Hacker News new | ask | show | jobs
by mitchellgoffpc 2518 days ago
I would ask for evidence to support your claim, but I think Newton’s Flaming Laser Sword probably applies in this case.
2 comments

Well, machine is a name for a stance of analysis, there are no machines in the real world (which is not to say that there no are mechanical linkages) only in our minds.

FWIW, consciousness has no properties and so cannot be studied scientifically.

However, consciousness can be explored experientially, i.e. two conscious beings can merge and experience self as one being. (See Charles Tart's experiment with mutual hypnosis.)

Yes, I used to hold that view too. But actually it turns out that the null hypothesis is that mind is at least partly immaterial, because all attempts to demonstrate the opposite philosophically are fraught with difficulty. I’ve found that the thought of Aristotle and Aquinas, when explained by modern philosophers, best explains to me why that’s the case.
> ... because all attempts to demonstrate the opposite philosophically are fraught with difficulty.

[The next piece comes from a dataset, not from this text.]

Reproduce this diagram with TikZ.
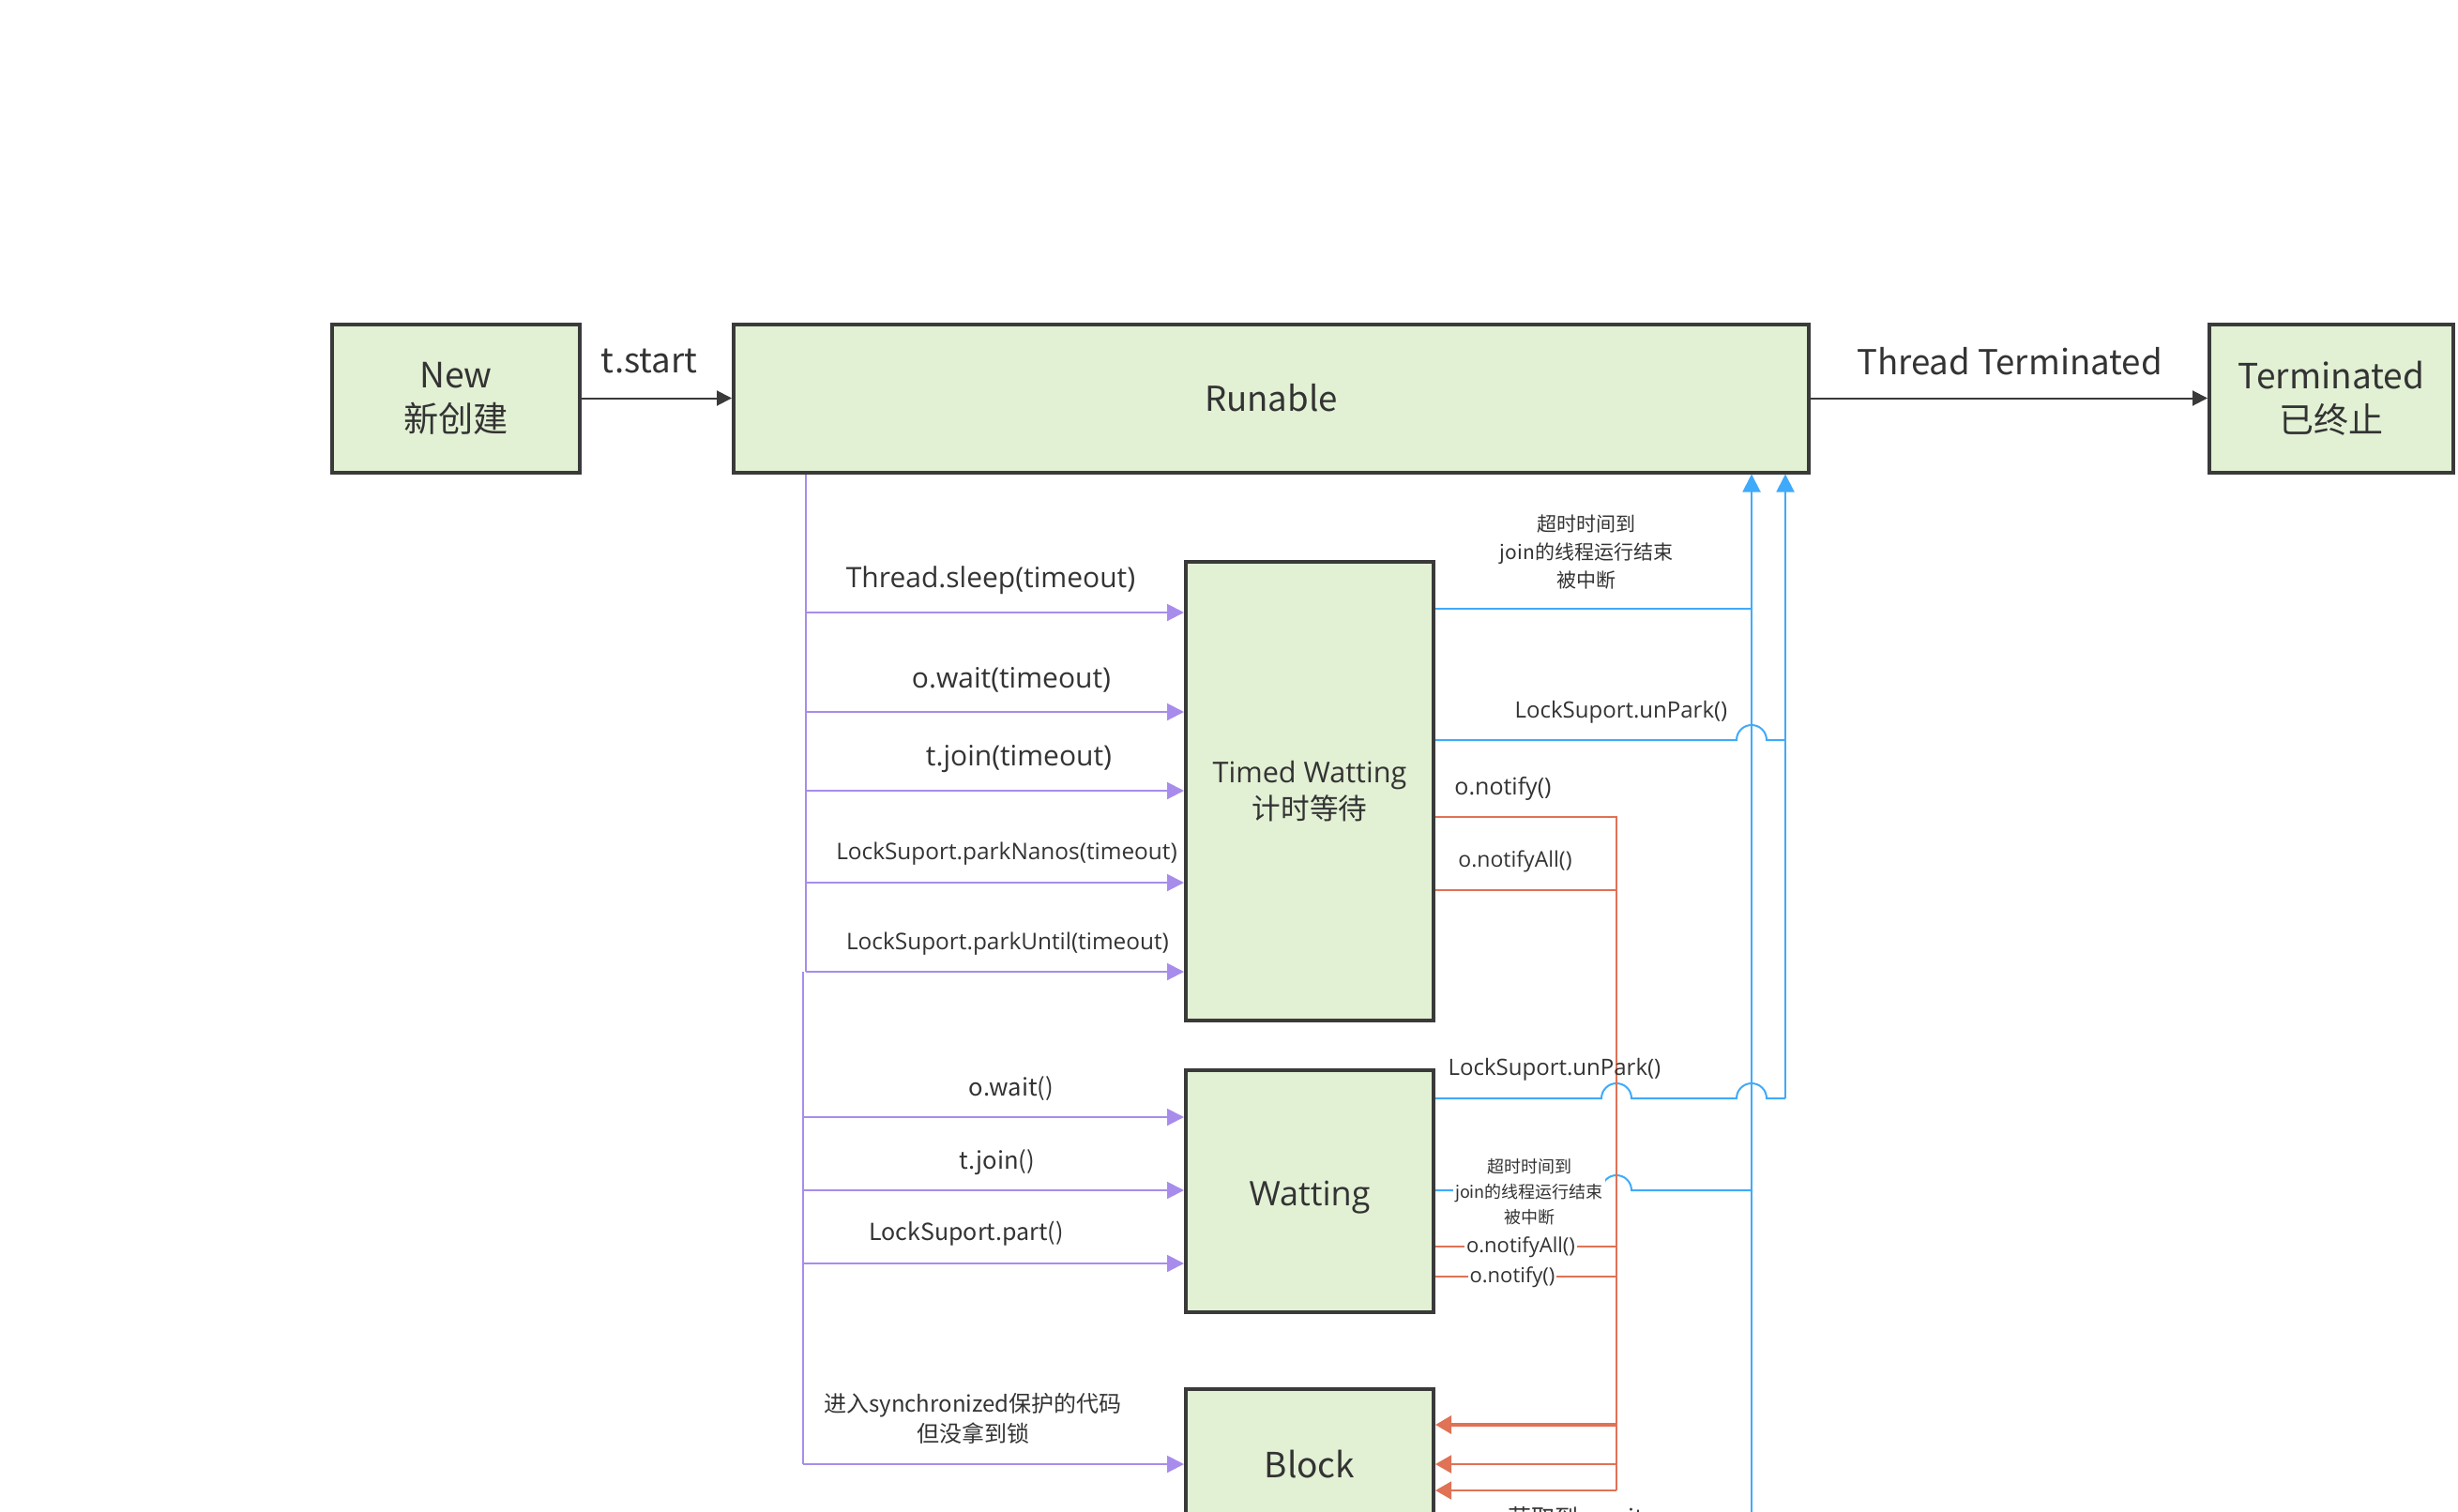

Can you give at least a rough sketch or gist of the argument you are referring to?

I’ll try because you asked me to, but i think I’ll do a bad job. You’ll get a much better understanding by reading on the topics of philosophy of mind and metaphysics. Here goes, though:

1. Purely immaterial things exist. Think of mathematics or the laws of logic or physics - these things exist as ideas or concepts, not arrangements of matter.

2. Some abstract concepts cannot be embodied in matter at all. For example, you can make a shoe, you can draw a shoe, but you can’t draw shoe-ness. You can understand and reason about what makes something a shoe in the abstract, but you can only make or draw an individual shoe.

3) the mind contains these purely immaterial things when we think about and reason about them.

4) If we can use the abstract concepts, but the abstract concepts can’t be embodied in matter, then the mind must be at least partly immaterial in order for the concepts to be in our mind.

I hope that helps a but please don’t rely on my exposition of the case - a real philosopher would do it justice.